Extract only the first line of the listing and every line after it up to and including the one with "import pandas as pd". Omit the pictures.

## START DATASET EXCERPT

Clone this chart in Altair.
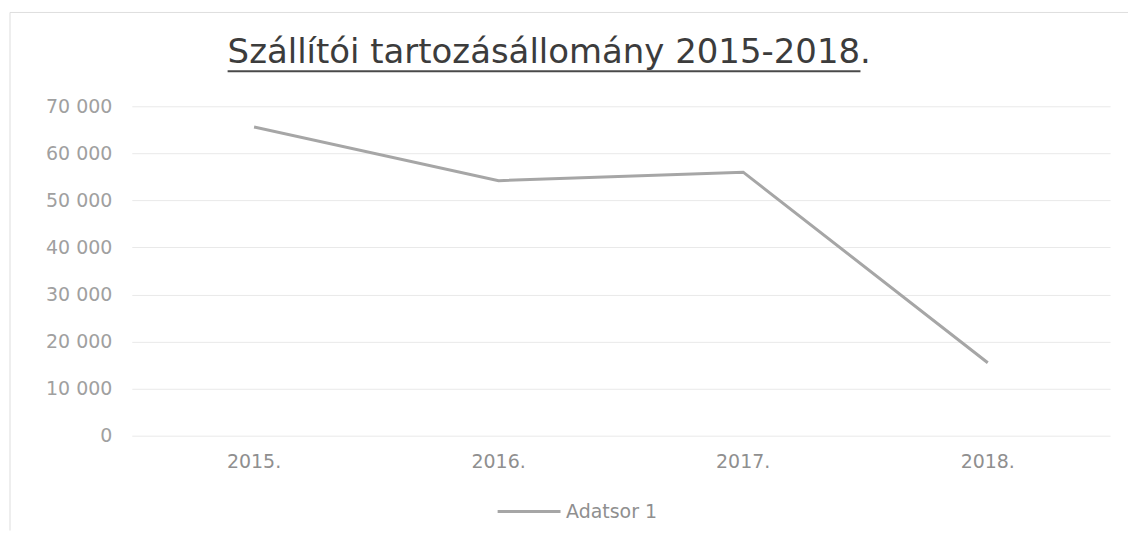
import altair as alt
import pandas as pd

title_text = ["Szállítói tartozásállomány 2015-2018."]
years = ["2015.", "2016.", "2017.", "2018."]
values = [65600, 54200, 56000, 15500]
series = ["Adatsor 1"] * 4
y_ticks = [0, 10000, 20000, 30000, 40000, 50000, 60000, 70000]

df = pd.DataFrame({"year": years, "value": values, "series": series})
tdf = pd.DataFrame({"t": title_text})

W, H = 980, 330
FONT = "DejaVu Sans"
LABEL = "#8f8f8f"

line = alt.Chart(df).mark_line(strokeWidth=3, clip=False).encode(
    x=alt.X("year:N", sort=years, title=None,
            scale=alt.Scale(type="band", paddingInner=0, paddingOuter=0, align=0.5),
            axis=alt.Axis(labelAngle=0, labelFontSize=19, labelColor=LABEL,
                          labelFont=FONT, labelPadding=17, ticks=False,
                          domain=False, grid=False, bandPosition=0.5)),
    y=alt.Y("value:Q", title=None,
            scale=alt.Scale(domain=[0, 70000], nice=False),
            axis=alt.Axis(values=y_ticks, labelFontSize=19, labelColor="#a0a0a0",
                          labelFont=FONT, labelPadding=20, ticks=False,
                          domain=False, grid=True, gridColor="#e9e9e9",
                          labelExpr="replace(format(datum.value, ',d'), ',', ' ')")),
    color=alt.Color("series:N", title=None,
                    scale=alt.Scale(range=["#a6a6a6"]),
                    legend=alt.Legend(orient="none", legendX=365, legendY=373,
                                      symbolType="stroke", symbolSize=3969,
                                      symbolStrokeWidth=3, labelFontSize=19,
                                      labelColor=LABEL, labelFont=FONT,
                                      labelOffset=4, padding=0)),
)

title = alt.Chart(tdf).mark_text(
    align="left", baseline="alphabetic", font=FONT, fontSize=34,
    color="#3c3c3c", clip=False
).encode(text="t:N", x=alt.value(96), y=alt.value(-43))

underline = alt.Chart(tdf).mark_rule(color="#4a4a4a", strokeWidth=2, clip=False).encode(
    x=alt.value(96), x2=alt.value(730), y=alt.value(-35)
)

frame_top = alt.Chart(tdf).mark_rule(color="#dedede", strokeWidth=1, clip=False).encode(
    x=alt.value(-122), x2=alt.value(998), y=alt.value(-94)
)
frame_left = alt.Chart(tdf).mark_rule(color="#dedede", strokeWidth=1, clip=False).encode(
    x=alt.value(-122), y=alt.value(-94), y2=alt.value(425)
)

chart = alt.layer(line, title, underline, frame_top, frame_left).properties(
    width=W, height=H,
    autosize=alt.AutoSizeParams(type="none"),
    padding={"left": 124, "top": 98, "right": 20, "bottom": 95},
).configure_view(stroke=None)

chart.save("out.html", embed_options={"renderer": "svg", "actions": False})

## END DATASET EXCERPT

*OUTPUT*:
Clone this chart in Altair.
import altair as alt
import pandas as pd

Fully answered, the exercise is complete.